N 55.92824°, E 13.14251°
We broke camp and headed for a nearby attraction called Toros Stenhus, a beautifully restored Mediaeval castle overlooking it's own lake.
Thereafter we just bumbled in the rough direction of Söderåsen national park. It was a picturesque but uneventful drive punctuated by many roe deer and American car sightings. Best car was a mint 70s Camaro.
At one point in the drive, whilst looking for lunch stop, we chanced upon a huge refugee complex in the middle of what was signposted as a nature reserve: this is the third refugee containment facility we've seen in Sweden in only three days. The complex comprised a very large building that looked like a former municipal building or similar, together with many outlying buildings and associated land.

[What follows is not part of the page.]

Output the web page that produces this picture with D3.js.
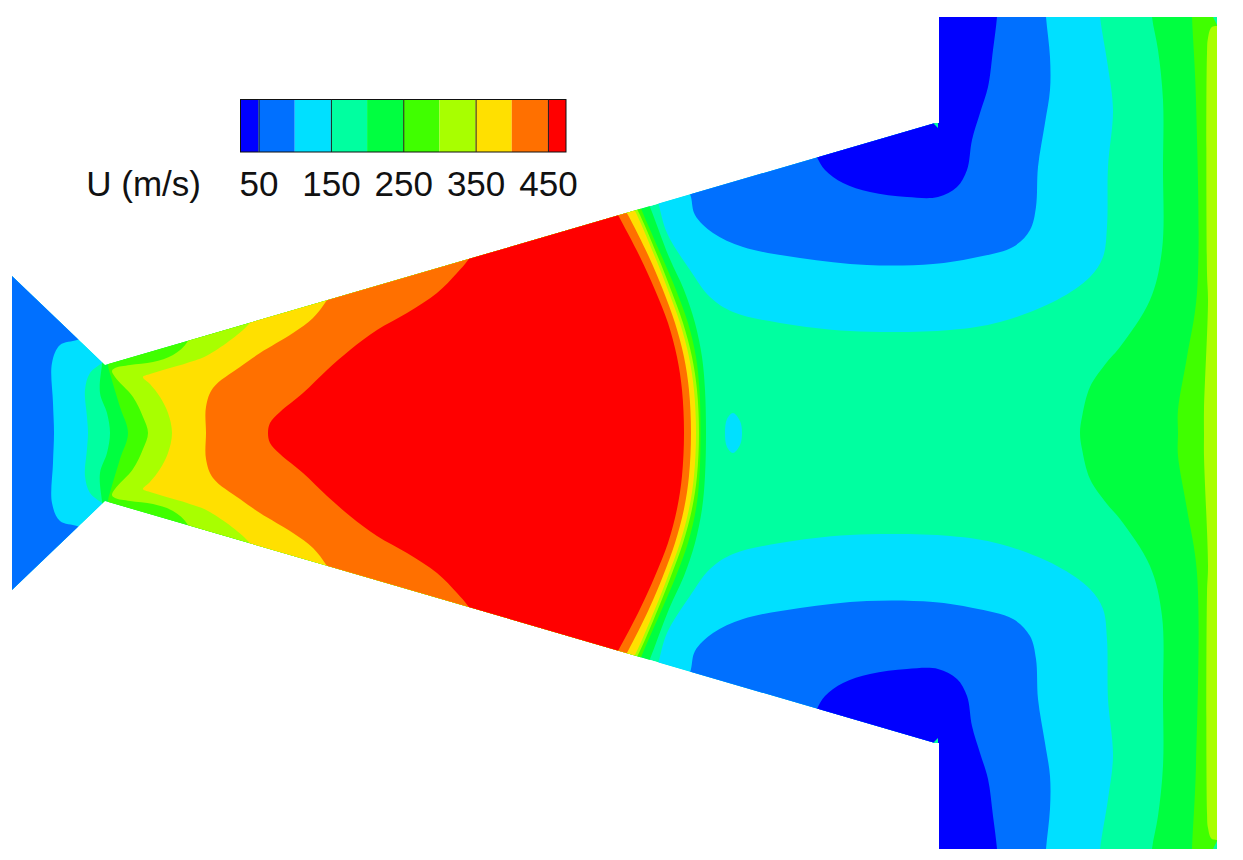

The place was heaving with people that appeared to be of north African descent and had loads of kids whizzing around: many of whom ran out to take a look at the truck.
We found a less intense lunch stop.
We arrived at the Söderåsen national park late afternoon and after a bit of a quest found a spot that appeared it would be good to eventually spend the night. From it, we followed a guided walk from a leaflet we'd picked up to a cracking viewpoint from which we were informed it's possible to see wild boar and elk (pic).
No big mammals wanted to show themselves but we enjoyed the park anyway, it's made up of ancient deciduous woodland over steep hills and deep valleys - a welcome change to the endless pines...
About a hundred metres from where we'd left the truck was an official parking spot that gave access to a (nice) formal tent-camping area within the national park. At the car park was a really nice bloke from Belgium who'd just set up his tent and returned to his car to find the back window had been smashed out and a holdall full of clothes and his kid's teddy bear swiped. This had happened whilst we were out walking and it was pure chance the thieving scum hadn't broken into the truck, too.
Apparently, this was not an unusual occurrence here, a local farmer he'd chanced upon had already told him it was about the fifth time in the last couple of weeks such a thing had happened, the farmer himself said he'd also been the victim of petty theft. We left the area immediately.
Which left us cruising for a place to kip. The area outside the national park was heavily dominated by intensive agricultural land and farmsteads so we struggled a little for 20 minutes or so but then chanced upon an eerie, Mary-Celeste style golf course complex (coordinates) that looks to have been frozen in time and abandoned to its fate about two months ago. The clubhouse has tables laid out but no one to take their places. The greens still have flags flying but the grass around them is growing swiftly and is very coarse. The fairways are still discernable but look like 18 silage crops ready for harvest.
It's altogether pretty odd - and more than a little spooky... really.